La classe sociale sur laquelle Bové se base dans sa protestation antimondiale n'est pas la classe ouvrière, mais la petite paysannerie. Il contribua ainsi à créer une organisation internationale, « Via Campesina », qu'il décrit lui-même comme une « internationale paysanne ».

Comme pour beaucoup de ses coaccusés, les activités politiques de Bové remontent aux protestations radicales de la fin des années 1960 et du début des années 1970. Plusieurs des membres du groupe, jugés fin juin, firent leurs débuts politiques dans le mouvement du Larzac, qui, à l'origine, était une opposition des petits paysans du plateau du Larzac (non loin de Millau) à l'extension d'un camp militaire à leurs dépends. Ce conflit s'étendit durant plus d'une décennie, jusqu'au début des années 1980.

L'objectif de « Via Campesina » est d'arracher des concessions en faveur de la petite paysannerie dans le cadre du système économique existant. Bové explique, qu'en faisant pression sur les gouvernements et les institutions au niveau national et international on peut les forcer à consulter « les différentes organisations » et à tenir compte des « mouvements sociaux » existants, comme celui des petits agriculteurs.

Le discours antimondialisation de Bové ne sort pas d'une voie étroitement nationaliste. Il se plaint de ce que les différentes particularités nationales se trouvent nivelées sous la tyrannie d'un « nouvel impérialisme ». Et donc, la souveraineté et la « culture française » doivent être défendues contre l'« impérialisme culinaire » de McDonald's. Même lorsque Bové parle d'action internationale, il insiste sur le fait qu'elle doit avoir son origine sur le sol national.

C'est cette défense de l'État-nation français qui a valu à Bové une vaste auditoire au sein de l'establishment politique. C'est ce qui encouragea Charles Pasqua, le dirigeant du chauvin Rassemblement pour la France (RPF), de participer en juin dernier à un débat à l'université de Montpellier et qui avait Bové pour principal orateur.
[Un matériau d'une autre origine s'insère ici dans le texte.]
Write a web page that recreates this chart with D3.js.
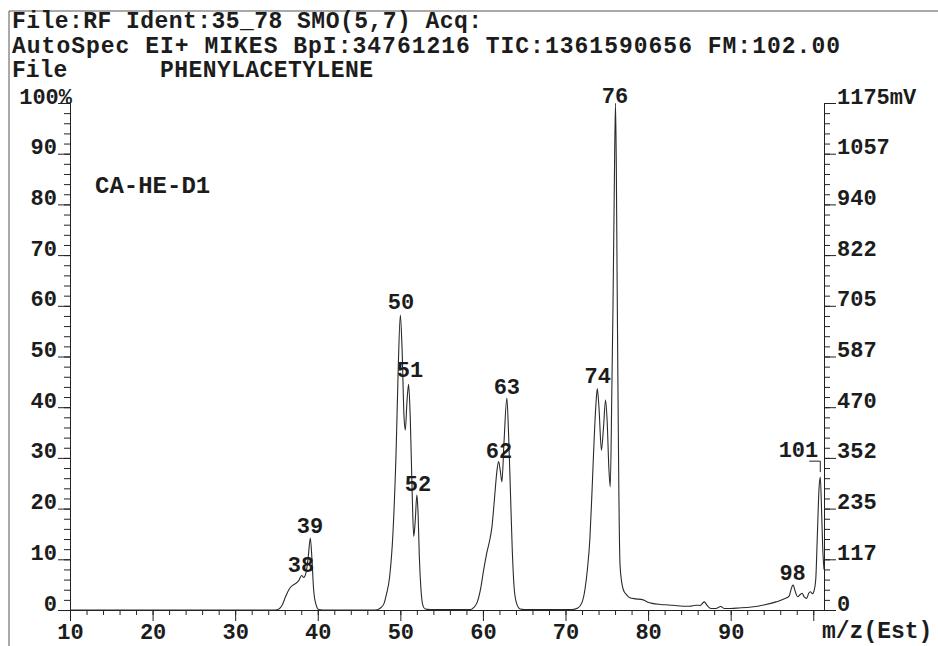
<!DOCTYPE html>
<html>
<head>
<meta charset="utf-8">
<script src="https://cdn.jsdelivr.net/npm/d3@7"></script>
<style>
  body { margin: 0; background: #fff; }
  text { font-family: "Liberation Mono", "DejaVu Sans Mono", monospace; font-weight: bold; fill: #1c1c1c; }
</style>
</head>
<body>
<div id="chart"></div>
<script>
// spectrum trace (m/z, % of base peak)
const mzValues = [
  10, 34.8, 35.3, 35.7, 36.1, 36.5, 36.9, 37.3, 37.7, 38.05, 38.3, 38.6, 38.85, 39.1, 39.3, 39.5, 39.8, 40.1, 40.6,
  47.0, 47.6, 48.0, 48.3, 48.7, 49.1, 49.5, 49.75, 50.0, 50.2, 50.45, 50.6, 50.8, 51.0, 51.2, 51.45, 51.62, 51.8, 52.0, 52.15, 52.3, 52.5, 52.75, 53.0, 53.6,
  58.5, 58.9, 59.3, 59.7, 60.1, 60.5, 60.85, 61.1, 61.4, 61.7, 61.9, 62.1, 62.3, 62.55, 62.9, 63.1, 63.3, 63.55, 63.8, 64.1, 64.5, 65.0,
  70.8, 71.5, 72.0, 72.35, 72.65, 72.95, 73.2, 73.45, 73.7, 73.85, 74.05, 74.35, 74.6, 74.85, 75.05, 75.25, 75.42, 75.6, 75.75, 75.9,
  76.05, 76.15, 76.25, 76.35, 76.45, 76.6, 76.8, 77.0, 77.4, 77.8, 78.5, 79.4, 79.9, 80.5, 81.5, 82.5, 83.5, 85.0, 85.8, 86.3,
  86.8, 87.15, 87.6, 88.2, 88.8, 89.2, 90.0, 91.0, 92.5, 94.0, 95.5, 96.5, 97.1, 97.3, 97.55, 97.85, 98.1, 98.4, 98.65, 98.9,
  99.2, 99.45, 99.65, 99.9, 100.1, 100.3, 100.5, 100.7, 100.85, 101.0, 101.15, 101.3
];
const intensity = [
  0, 0, 0.2, 1.0, 2.6, 4.0, 4.8, 5.2, 5.8, 6.8, 6.4, 7.5, 10.5, 14.2, 10, 4, 1.0, 0.1, 0,
  0, 0.4, 1.2, 3, 6.5, 15, 32, 48, 58.2, 52, 38, 35.5, 41, 44.5, 38, 22, 14.5, 17.5, 22.7, 19, 10.5, 4, 0.8, 0.2, 0.1,
  0.1, 0.5, 1.5, 4, 8, 11.5, 14, 16.5, 22, 27.5, 29.3, 27.5, 25.3, 33, 41.8, 35, 25, 12, 4, 1.2, 0.2, 0.1,
  0.1, 0.4, 1.5, 4, 8, 14, 23, 33, 41, 43.7, 40, 31.5, 36, 41.4, 37, 28, 24.3, 42, 60, 82,
  100, 88, 65, 44, 25, 9, 5.5, 4.0, 3.0, 2.4, 2.2, 2.0, 1.6, 1.3, 1.1, 1.0, 0.85, 0.75, 0.95, 0.9,
  1.6, 0.9, 0.3, 0.3, 0.7, 0.3, 0.3, 0.4, 0.6, 1.0, 1.6, 2.2, 2.8, 4.0, 4.9, 3.5, 2.6, 3.0, 3.3, 2.6,
  2.3, 3.3, 3.6, 3.2, 3.8, 6, 15, 24, 26.2, 20, 12, 8
];

// labelled peaks
const peakNames = ["38", "39", "50", "51", "52", "62", "63", "74", "76", "98"];
const peakMz = [37.97, 39.06, 50.07, 51.16, 52.13, 61.94, 62.9, 73.9, 75.98, 97.5];
const peakTop = [7.5, 15.2, 59.4, 46, 23.5, 30, 42.6, 44.8, 100, 5.9];
const edgePeak = { name: "101", mz: 100.85, top: 26.2 };

const xMajor = [10, 20, 30, 40, 50, 60, 70, 80, 90, 100];
const xLabels = ["10", "20", "30", "40", "50", "60", "70", "80", "90", ""];
const yMajor = [0, 10, 20, 30, 40, 50, 60, 70, 80, 90, 100];
const leftLabels = ["0", "10", "20", "30", "40", "50", "60", "70", "80", "90", "100%"];
const rightLabels = ["0", "117", "235", "352", "470", "587", "705", "822", "940", "1057", "1175mV"];

const headerLines = [
  "File:RF Ident:35_78 SMO(5,7) Acq:",
  "AutoSpec EI+ MIKES BpI:34761216 TIC:1361590656 FM:102.00"
];

const [W, H] = [938, 646];
const svg = d3.select('#chart').append('svg')
  .attr('width', W).attr('height', H);

const x = d3.scaleLinear().domain([10, 101.3]).range([70, 824]);
const y = d3.scaleLinear().domain([0, 100]).range([610, 103]);

// page frame
svg.append('path')
  .attr('d', 'M9,646V11H938')
  .attr('fill', 'none').attr('stroke', '#555').attr('stroke-width', 1);

// header
svg.append('text').attr('x', 12).attr('y', 28).style('font-size', '23px')
  .attr('textLength', 470).attr('lengthAdjust', 'spacing').text(headerLines[0]);
svg.append('text').attr('x', 12).attr('y', 53).style('font-size', '23px')
  .attr('textLength', 828).attr('lengthAdjust', 'spacing').text(headerLines[1]);
svg.append('text').attr('x', 12).attr('y', 77).style('font-size', '23px').text('File');
svg.append('text').attr('x', 160).attr('y', 77).style('font-size', '23px')
  .attr('textLength', 213).attr('lengthAdjust', 'spacing').text('PHENYLACETYLENE');

function styleAxis(g) {
  g.select('.domain').attr('stroke', '#222');
  g.selectAll('.tick line').attr('stroke', '#222');
  g.selectAll('text').style('font-size', '22px').attr('fill', '#1c1c1c');
}

// x axis
const minor2 = d3.range(10, 101, 2);
svg.append('g').attr('transform', 'translate(0,610)')
  .call(d3.axisBottom(x).tickValues(minor2).tickSize(5).tickFormat('').tickSizeOuter(0))
  .call(styleAxis);
svg.append('g').attr('transform', 'translate(0,610)')
  .call(d3.axisBottom(x).tickValues(xMajor).tickSize(11).tickSizeOuter(0)
    .tickFormat((d, i) => xLabels[i]))
  .call(styleAxis)
  .call(g => g.selectAll('text').attr('y', 29).attr('dy', 0));

// left axis
const yMinor = d3.range(0, 101, 2);
svg.append('g').attr('transform', 'translate(70,0)')
  .call(d3.axisLeft(y).tickValues(yMinor).tickSize(6).tickFormat('').tickSizeOuter(0))
  .call(styleAxis);
svg.append('g').attr('transform', 'translate(70,0)')
  .call(d3.axisLeft(y).tickValues(yMajor).tickSize(12).tickPadding(1).tickSizeOuter(0)
    .tickFormat((d, i) => leftLabels[i]))
  .call(styleAxis)
  .call(g => g.selectAll('text').attr('dy', 0)
    .filter(d => d === 100).attr('x', 2));

// right axis
svg.append('g').attr('transform', 'translate(824,0)')
  .call(d3.axisRight(y).tickValues(yMinor).tickSize(6).tickFormat('').tickSizeOuter(0))
  .call(styleAxis);
svg.append('g').attr('transform', 'translate(824,0)')
  .call(d3.axisRight(y).tickValues(yMajor).tickSize(12).tickPadding(1).tickSizeOuter(0)
    .tickFormat((d, i) => rightLabels[i]))
  .call(styleAxis)
  .call(g => g.selectAll('text').attr('dy', 0));

svg.append('text').attr('x', 822).attr('y', 638).style('font-size', '23px').text('m/z(Est)');
svg.append('text').attr('x', 95).attr('y', 193).style('font-size', '24px').text('CA-HE-D1');

// trace
const trace = mzValues.map((m, i) => [m, intensity[i]]);
const line = d3.line()
  .x(d => x(d[0]))
  .y(d => y(d[1]))
  .curve(d3.curveMonotoneX);

svg.append('path')
  .datum(trace)
  .attr('d', line)
  .attr('fill', 'none')
  .attr('stroke', '#2a2a2a')
  .attr('stroke-width', 1.1);

// peak labels
svg.append('g').selectAll('text')
  .data(peakNames)
  .join('text')
  .attr('x', (d, i) => x(peakMz[i]))
  .attr('y', (d, i) => y(peakTop[i]))
  .attr('text-anchor', 'middle')
  .style('font-size', '22px')
  .text(d => d);

// label of the peak at the edge, with its bracket
const ex = x(edgePeak.mz), ey = y(edgePeak.top);
svg.append('text').attr('x', ex - 2).attr('y', ey - 20)
  .attr('text-anchor', 'end').style('font-size', '22px').text(edgePeak.name);
svg.append('path')
  .attr('d', `M${ex - 11},${ey - 16}H${ex}V${ey - 5}`)
  .attr('fill', 'none').attr('stroke', '#222');
</script>
</body>
</html>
Les divers groupes radicaux petits-bourgeois français ont, eux aussi, donné l'accolade à sa perspective nationaliste. La Ligue communiste révolutionnaire (LCR) qui est affiliée au Secrétariat unifié de feu Ernest Mandel, a fait de la campagne de Bové l'axe principal de son activité pendant des mois. Avant le procès, elle offrit dans les pages de son journal une tribune aux positions politiques de Bové et de ses partisans. La LCR collabora avec les Verts, le Parti communiste stalinien et les syndicats pour organiser la manifestation de Millau, puis elle en fit, dans un style exubérant, un jalon historique de la lutte contre la « mondialisation capitaliste ». Remarquons que les staliniens et les Verts font partie de la coalition gouvernementale qui est en train de démolir les aides sociales, de privatiser la santé, l'éducation et les retraites et de déréglementer de larges portions de l'économie.